IEEE Collabratec is an integrated, online community where technology professionals can network, collaborate, and create in one central hub. 

Instructions given to me upon approving the Open Source Digital Radio Local Group in 2023 were to use Collabratec. Other social media sites were discouraged. Attempts to use Collabratec for the Open Source Digital Radio Local Group have not been successful or enjoyable.

OPCOM 2023 (San Francisco) had a presentation on using social media for short videos to promote events. In a followup discussion, YouTube was discouraged because the content isn't behind a member paywall, as it is with ieee.tv.

For the Computer Society San Diego Chapter, their programs are on YouTube.
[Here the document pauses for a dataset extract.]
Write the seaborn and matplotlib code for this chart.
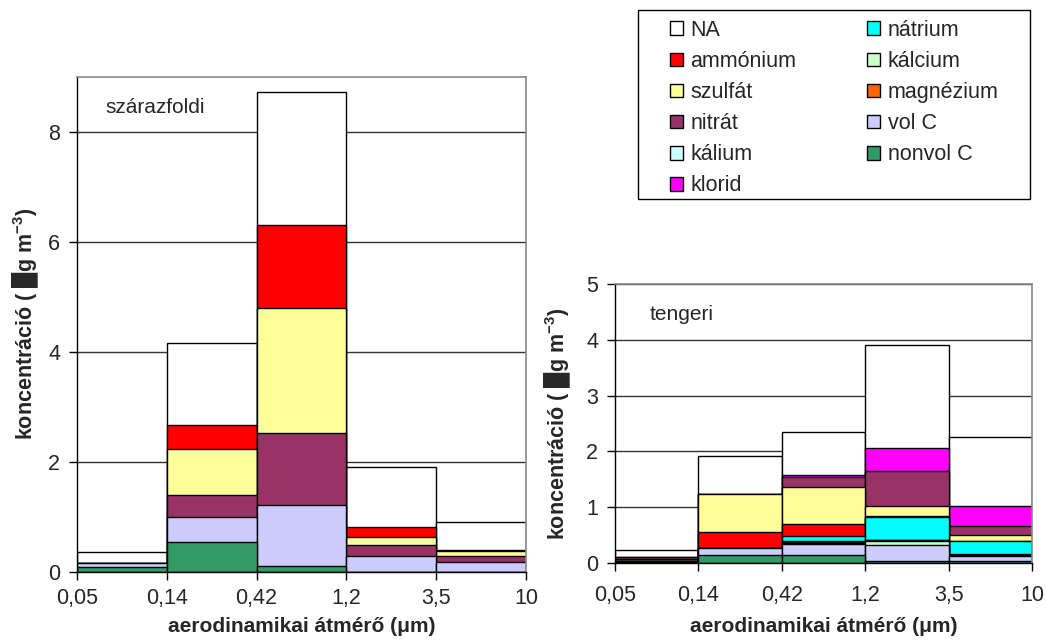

The account is provided by a local non-profit partner. The videos are available to anyone. We are in the process of getting them on ieee.tv as well. 

The San Diego Section has restarted Section programs. Should we authorize a Section YouTube account in order to host these programs?

We don't want to necessarily get in the loop of hosting Chapter content, especially if a Society has existing resources, accounts, or policies on recordings. This account would be intended for Section content. 

We also do not want to start an account and then not have regularly updated content. If we do this, then we need to commit to recording, editing, posting, and promoting the content that is there. 

Other advantages, disadvantages, thoughts? 

3) Continuity is important. We have a number of accounts, services, and login information. There has been feedback that this could be managed better than it currently is. Should we authorize a password account such as 1Password for the Section, in order to protect and preserve login information? 

Is there a way to both share and compartmentalize sensitive information in the Section in order to improve our records keeping and enable new volunteers to fully participate?